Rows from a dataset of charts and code
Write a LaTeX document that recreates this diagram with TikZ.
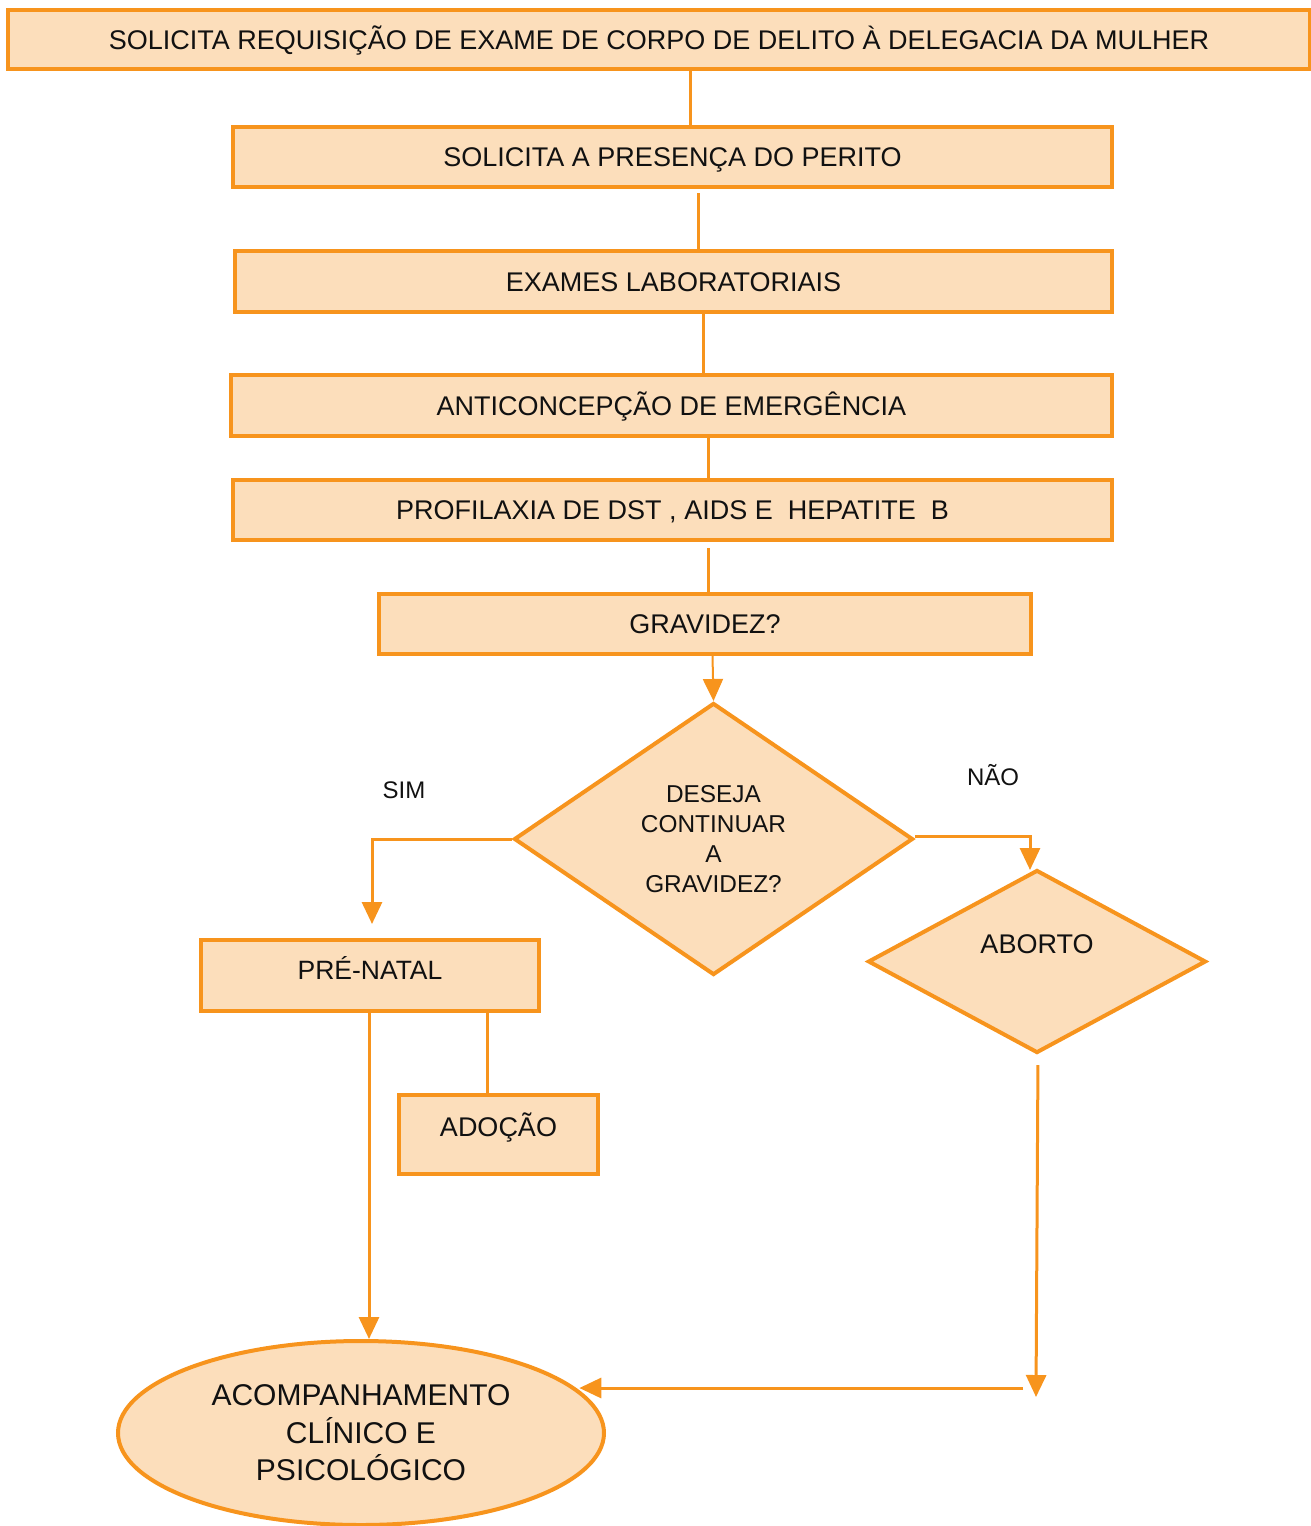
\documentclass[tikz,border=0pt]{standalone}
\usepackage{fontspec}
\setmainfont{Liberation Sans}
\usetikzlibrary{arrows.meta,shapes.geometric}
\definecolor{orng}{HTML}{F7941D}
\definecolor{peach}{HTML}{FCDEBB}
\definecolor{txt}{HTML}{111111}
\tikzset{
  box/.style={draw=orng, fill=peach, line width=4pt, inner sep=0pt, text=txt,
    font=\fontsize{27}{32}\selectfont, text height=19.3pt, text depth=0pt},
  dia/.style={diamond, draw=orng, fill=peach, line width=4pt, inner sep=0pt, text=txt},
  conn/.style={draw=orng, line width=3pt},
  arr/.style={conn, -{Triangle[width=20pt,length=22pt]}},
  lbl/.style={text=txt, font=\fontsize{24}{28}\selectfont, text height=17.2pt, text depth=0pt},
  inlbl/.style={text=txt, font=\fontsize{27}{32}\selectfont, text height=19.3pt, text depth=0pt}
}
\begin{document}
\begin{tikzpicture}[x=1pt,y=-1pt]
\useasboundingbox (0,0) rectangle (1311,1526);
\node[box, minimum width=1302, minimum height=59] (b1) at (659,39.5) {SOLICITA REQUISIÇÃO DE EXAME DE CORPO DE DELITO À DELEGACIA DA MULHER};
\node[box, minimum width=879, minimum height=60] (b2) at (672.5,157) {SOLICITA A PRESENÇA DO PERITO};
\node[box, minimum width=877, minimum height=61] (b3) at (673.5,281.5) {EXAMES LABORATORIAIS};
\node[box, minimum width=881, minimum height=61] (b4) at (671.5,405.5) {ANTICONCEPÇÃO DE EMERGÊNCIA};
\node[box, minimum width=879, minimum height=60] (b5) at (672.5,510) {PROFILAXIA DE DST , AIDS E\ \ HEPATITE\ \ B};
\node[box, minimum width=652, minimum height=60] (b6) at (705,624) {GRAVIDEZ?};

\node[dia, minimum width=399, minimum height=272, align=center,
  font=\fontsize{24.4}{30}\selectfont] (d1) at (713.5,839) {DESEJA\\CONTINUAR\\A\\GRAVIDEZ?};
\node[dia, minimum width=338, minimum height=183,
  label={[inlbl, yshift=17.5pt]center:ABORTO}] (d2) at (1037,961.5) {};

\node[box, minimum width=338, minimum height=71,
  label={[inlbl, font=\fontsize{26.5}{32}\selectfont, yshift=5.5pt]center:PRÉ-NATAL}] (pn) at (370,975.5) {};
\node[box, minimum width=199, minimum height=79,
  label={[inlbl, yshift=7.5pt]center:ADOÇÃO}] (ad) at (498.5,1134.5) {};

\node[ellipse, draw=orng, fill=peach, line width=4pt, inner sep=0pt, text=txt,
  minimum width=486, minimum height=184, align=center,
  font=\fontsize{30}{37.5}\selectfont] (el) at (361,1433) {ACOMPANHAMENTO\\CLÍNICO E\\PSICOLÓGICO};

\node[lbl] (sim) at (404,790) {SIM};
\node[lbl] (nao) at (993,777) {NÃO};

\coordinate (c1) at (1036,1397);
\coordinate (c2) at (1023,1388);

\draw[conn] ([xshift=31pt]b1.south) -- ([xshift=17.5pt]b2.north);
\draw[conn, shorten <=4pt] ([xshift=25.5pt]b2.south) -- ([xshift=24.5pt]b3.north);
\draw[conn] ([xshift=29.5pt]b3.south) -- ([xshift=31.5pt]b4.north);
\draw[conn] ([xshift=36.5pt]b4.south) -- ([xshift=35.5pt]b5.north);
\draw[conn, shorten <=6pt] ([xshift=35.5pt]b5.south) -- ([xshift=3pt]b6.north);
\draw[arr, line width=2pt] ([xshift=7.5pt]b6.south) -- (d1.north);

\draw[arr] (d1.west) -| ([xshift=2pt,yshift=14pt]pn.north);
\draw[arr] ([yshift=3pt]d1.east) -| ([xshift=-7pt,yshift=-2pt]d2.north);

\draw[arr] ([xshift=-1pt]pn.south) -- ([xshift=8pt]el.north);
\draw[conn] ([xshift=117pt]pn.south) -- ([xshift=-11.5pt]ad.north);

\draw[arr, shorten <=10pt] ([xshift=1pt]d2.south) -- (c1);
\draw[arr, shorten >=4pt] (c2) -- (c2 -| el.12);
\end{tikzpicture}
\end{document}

---

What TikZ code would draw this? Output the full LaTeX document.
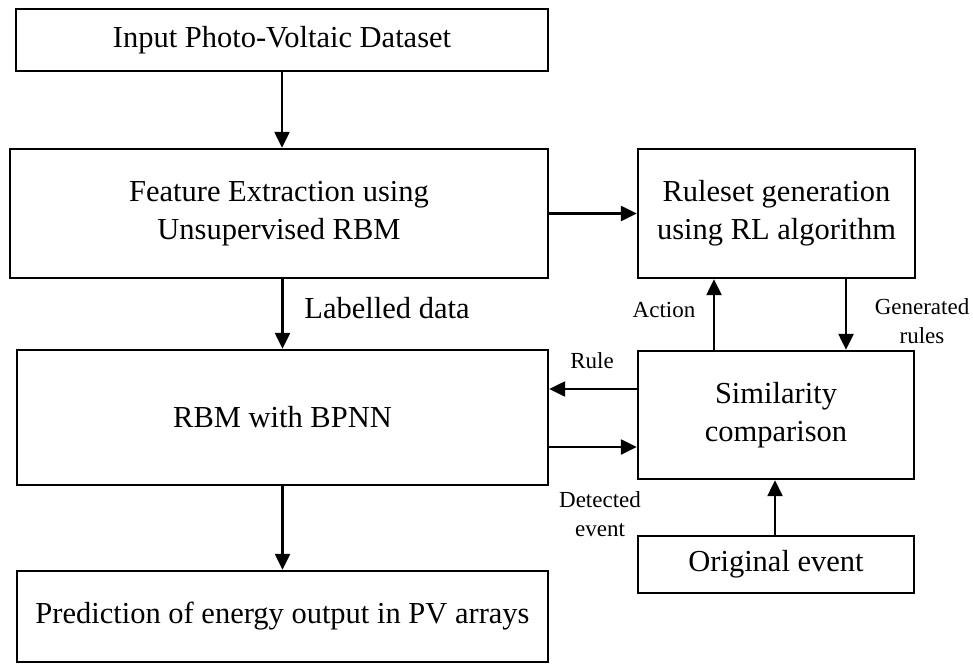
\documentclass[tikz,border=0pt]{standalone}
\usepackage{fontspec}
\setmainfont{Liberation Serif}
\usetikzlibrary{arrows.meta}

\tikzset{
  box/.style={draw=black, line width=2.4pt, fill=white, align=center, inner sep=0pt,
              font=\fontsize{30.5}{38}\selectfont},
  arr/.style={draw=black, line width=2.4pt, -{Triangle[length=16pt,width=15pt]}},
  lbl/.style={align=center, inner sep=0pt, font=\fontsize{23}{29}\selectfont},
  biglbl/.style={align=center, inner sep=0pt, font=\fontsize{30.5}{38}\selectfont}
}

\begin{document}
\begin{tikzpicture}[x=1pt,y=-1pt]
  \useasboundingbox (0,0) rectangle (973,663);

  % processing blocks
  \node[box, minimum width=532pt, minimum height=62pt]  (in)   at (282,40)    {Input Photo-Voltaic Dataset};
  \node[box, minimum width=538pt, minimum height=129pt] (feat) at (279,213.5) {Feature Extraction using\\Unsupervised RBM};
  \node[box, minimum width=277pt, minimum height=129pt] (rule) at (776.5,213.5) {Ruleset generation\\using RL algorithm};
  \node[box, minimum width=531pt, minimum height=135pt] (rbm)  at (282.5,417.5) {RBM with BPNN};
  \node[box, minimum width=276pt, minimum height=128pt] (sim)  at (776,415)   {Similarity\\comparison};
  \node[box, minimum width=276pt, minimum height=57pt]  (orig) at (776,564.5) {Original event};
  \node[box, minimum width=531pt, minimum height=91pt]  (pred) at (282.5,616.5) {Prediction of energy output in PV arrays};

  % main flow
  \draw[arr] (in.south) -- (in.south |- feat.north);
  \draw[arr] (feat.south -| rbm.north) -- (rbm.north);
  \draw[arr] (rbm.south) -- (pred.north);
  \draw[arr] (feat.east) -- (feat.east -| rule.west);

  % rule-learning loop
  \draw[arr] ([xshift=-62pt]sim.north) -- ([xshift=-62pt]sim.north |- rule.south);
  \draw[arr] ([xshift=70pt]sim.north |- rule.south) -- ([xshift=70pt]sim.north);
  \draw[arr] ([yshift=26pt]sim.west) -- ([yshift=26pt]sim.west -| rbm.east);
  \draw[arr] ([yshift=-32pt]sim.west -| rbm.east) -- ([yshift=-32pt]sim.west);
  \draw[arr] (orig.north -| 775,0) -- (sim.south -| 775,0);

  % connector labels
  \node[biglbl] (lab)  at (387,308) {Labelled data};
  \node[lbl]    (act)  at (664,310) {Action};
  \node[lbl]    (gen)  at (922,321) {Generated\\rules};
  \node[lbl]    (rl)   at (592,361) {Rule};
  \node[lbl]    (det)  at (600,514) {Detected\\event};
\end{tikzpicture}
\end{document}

> OBJECTIVE: Go back to the listing above and reproduce, exactly, the stretch from the line bearing "What TikZ code" through the line bearing "width=531pt, minimum height=91pt]", without its pictures.

> THE SOLUTION:
What TikZ code would draw this? Output the full LaTeX document.
\documentclass[tikz,border=0pt]{standalone}
\usepackage{fontspec}
\setmainfont{Liberation Serif}
\usetikzlibrary{arrows.meta}

\tikzset{
  box/.style={draw=black, line width=2.4pt, fill=white, align=center, inner sep=0pt,
              font=\fontsize{30.5}{38}\selectfont},
  arr/.style={draw=black, line width=2.4pt, -{Triangle[length=16pt,width=15pt]}},
  lbl/.style={align=center, inner sep=0pt, font=\fontsize{23}{29}\selectfont},
  biglbl/.style={align=center, inner sep=0pt, font=\fontsize{30.5}{38}\selectfont}
}

\begin{document}
\begin{tikzpicture}[x=1pt,y=-1pt]
  \useasboundingbox (0,0) rectangle (973,663);

  % processing blocks
  \node[box, minimum width=532pt, minimum height=62pt]  (in)   at (282,40)    {Input Photo-Voltaic Dataset};
  \node[box, minimum width=538pt, minimum height=129pt] (feat) at (279,213.5) {Feature Extraction using\\Unsupervised RBM};
  \node[box, minimum width=277pt, minimum height=129pt] (rule) at (776.5,213.5) {Ruleset generation\\using RL algorithm};
  \node[box, minimum width=531pt, minimum height=135pt] (rbm)  at (282.5,417.5) {RBM with BPNN};
  \node[box, minimum width=276pt, minimum height=128pt] (sim)  at (776,415)   {Similarity\\comparison};
  \node[box, minimum width=276pt, minimum height=57pt]  (orig) at (776,564.5) {Original event};
  \node[box, minimum width=531pt, minimum height=91pt]  (pred) at (282.5,616.5) {Prediction of energy output in PV arrays};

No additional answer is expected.